Predictive validity: Present when A is a common cause of B1 and B2, where B1 is typically the outcome of a measure and B2 is typically an event of practical import conceptually related but not closely physically related to B1. For example, application of a purported measure of recidivism (in this case, application of the measure isn't A but rather an intermediate event A1) among released prisoners has high predictive validity if high scores on the measure (B1) arise from the same cause or set of causes that generate high rates of recidivism (B2).
Note on predictive validity: A simpler characterization of "predictive validity" might be simply that B1 accurately predicts B2, but this isn't the most useful way to conceptualize the issue if the prediction is correct in virtue of B1 causing B2 rather than operating by a common cause. If my wife reliably picks me up from work when I ask, my asking (B1) predicts her picking me up (B2), but my asking does not have "predictive validity" in the intended measurement sense. A better term for this relationship would be casual power.
Face validity: Present when it is intuitively or theoretically plausible that A causes B in conditions C. Notably, face validity needn't require that A in fact causes B in conditions C.

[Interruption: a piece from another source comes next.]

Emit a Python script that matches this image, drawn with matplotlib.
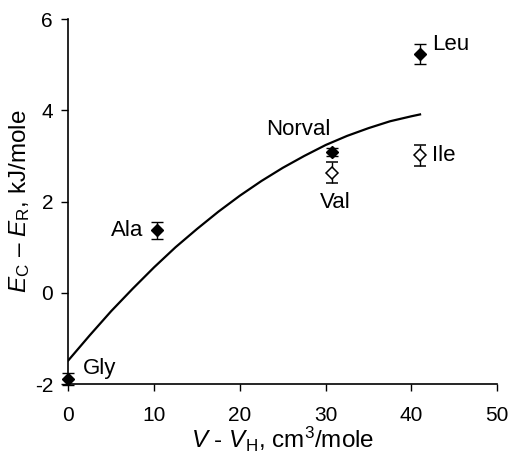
import numpy as np
import matplotlib
matplotlib.use("Agg")
import matplotlib.pyplot as plt

# hydrophobic residues: volume increment vs energy difference
FILLED_NAMES = ["Gly", "Ala", "Norval", "Leu"]
FILLED_X = [0.0, 10.3, 30.7, 41.0]
FILLED_Y = [-1.89, 1.37, 3.09, 5.24]
FILLED_ERR = [0.14, 0.19, 0.09, 0.22]

OPEN_NAMES = ["Val", "Ile"]
OPEN_X = [30.7, 41.0]
OPEN_Y = [2.63, 3.02]
OPEN_ERR = [0.23, 0.23]

# fitted curve
CURVE_X = [0, 2.5, 5, 7.5, 10, 12.5, 15, 17.5, 20, 22.5, 25,
           27.5, 30, 32.5, 35, 37.5, 40, 41]
CURVE_Y = [-1.48, -0.93, -0.40, 0.09, 0.56, 1.00, 1.40, 1.78, 2.13, 2.45, 2.74,
           3.00, 3.24, 3.44, 3.61, 3.76, 3.87, 3.91]

LABEL_POS = {
    "Gly": (1.7, -1.65, "left"),
    "Ala": (8.7, 1.37, "right"),
    "Norval": (26.8, 3.58, "center"),
    "Leu": (42.4, 5.45, "left"),
    "Val": (31.1, 1.97, "center"),
    "Ile": (42.4, 3.02, "left"),
}

plt.rcParams["font.family"] = ["Liberation Sans", "DejaVu Sans"]
plt.rcParams["mathtext.fontset"] = "custom"
plt.rcParams["mathtext.rm"] = "Liberation Sans"
plt.rcParams["mathtext.it"] = "Liberation Sans:italic"
plt.rcParams["axes.unicode_minus"] = False

fig = plt.figure(figsize=(5.1, 4.54), dpi=100)
ax = fig.add_axes([0.134, 0.154, 0.841, 0.804])

ax.plot(CURVE_X, CURVE_Y, color="black", lw=1.6, zorder=2)

ax.errorbar(FILLED_X, FILLED_Y, yerr=FILLED_ERR, fmt="D", color="black",
            mfc="black", mec="black", ms=6.5, ecolor="black", elinewidth=1,
            capsize=4, capthick=1, zorder=3, clip_on=False)
ax.errorbar(OPEN_X, OPEN_Y, yerr=OPEN_ERR, fmt="D", color="black",
            mfc="white", mec="black", ms=6.5, mew=1.1, ecolor="black",
            elinewidth=1, capsize=4, capthick=1, zorder=3, clip_on=False)

for name, (tx, ty, ha) in LABEL_POS.items():
    ax.text(tx, ty, name, ha=ha, va="center", fontsize=16)

ax.set_xlim(0, 50)
ax.set_ylim(-2, 6)
ax.set_xticks(np.arange(0, 51, 10))
ax.set_yticks(np.arange(-2, 7, 2))
ax.tick_params(direction="out", length=5, width=1, labelsize=15)
ax.tick_params(axis="x", pad=11)
ax.tick_params(axis="y", pad=6)
ax.spines["top"].set_visible(False)
ax.spines["right"].set_visible(False)
for s in ("left", "bottom"):
    ax.spines[s].set_linewidth(1.2)

ax.set_xlabel(r"$V$ - $V$$_{\mathrm{H}}$, cm$^{3}$/mole", fontsize=17.5, labelpad=0)
ax.set_ylabel(r"$E$$_{\mathrm{C}}$ – $E$$_{\mathrm{R}}$, kJ/mole", fontsize=17.5, labelpad=2)

fig.savefig("out.png", dpi=100)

Ecological validity: A type of external validity that emphasizes the importance of generalizing correctly over real-world settings (as opposed to laboratory settings or other artificial settings).
Content validity: A type of construct validity focused on whether the content of a complex measure accurately reflects all aspects of the target measured.
Criterion validity: Present when a measure or intervention satisfies some prespecified criterion of success, regardless of whether the measure or intervention in fact measures what it purports to measure.
Finally, two types of validity where "validity" is a property of the inference rather than in terms of the truth of some part of a causal claim:
Statistical conclusion validity: Present when statistics are appropriately used, regardless of whether A in fact causes B in conditions C.
Logical validity: Present when the conclusion of an argument can't be false if its premises are true.